Moduler quelques-uns des cadeaux fait au patronat ? En voilà une menace ! Cela n’empêchera aucunement le développement de la précarité. Pire, si un tel texte voit le jour, il légalisera les abus de fait de la précarité, même si c’est en contrepartie de subventions minorées aux patrons qui en usent.

Quant aux partis de la gauche plurielle, le PCF, le PS, ils ont tenu eux aussi à se poser en adversaires du MEDEF. Le PCF a dénoncé le « coup d’Etat du patronat » et le PS a fait part de son opposition « farouche ». Le PCF veut prendre la tête de la mobilisation contre le projet patronal et invite « le mouvement social » à s’associer à lui. Il appelle à un « véritable front des progressistes » contre « la refondation sociale » du MEDEF.

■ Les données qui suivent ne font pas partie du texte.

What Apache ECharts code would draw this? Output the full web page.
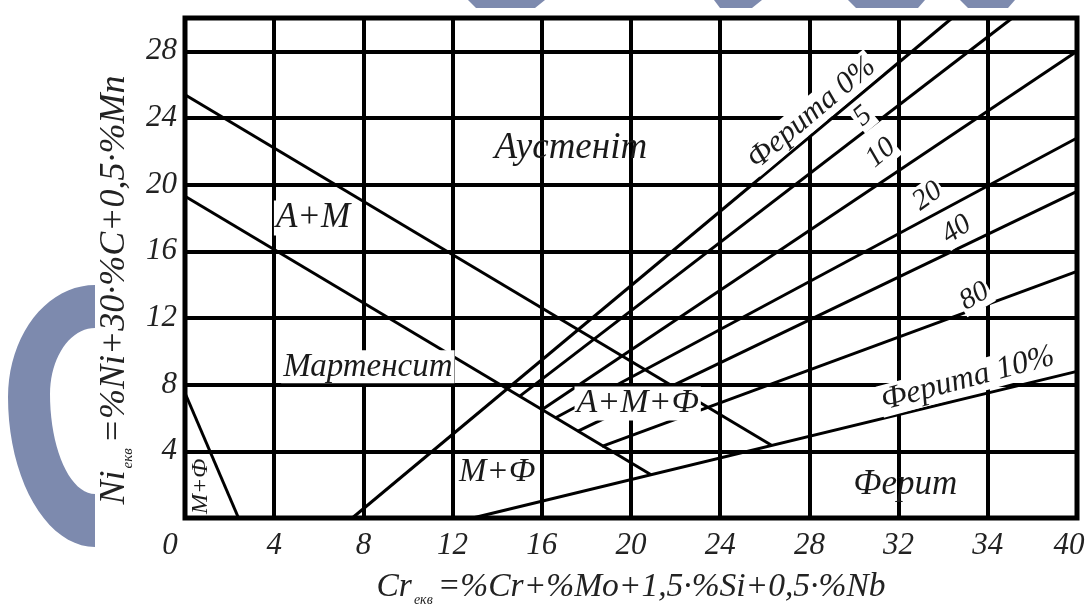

Robert Hue ainsi que François Hollande… ont demandé audience au « baron Seillière », qui n’a pas refusé de les recevoir. On va voir ce que l’on va voir !

Toute cette comédie n’est finalement destinée qu’à faire passer à moindre frais l’essentiel des volontés du patronat, tout en essayant de maintenir au mieux la paix sociale et sans le faire payer trop cher aux partis de la gauche plurielle lors des prochaines élections.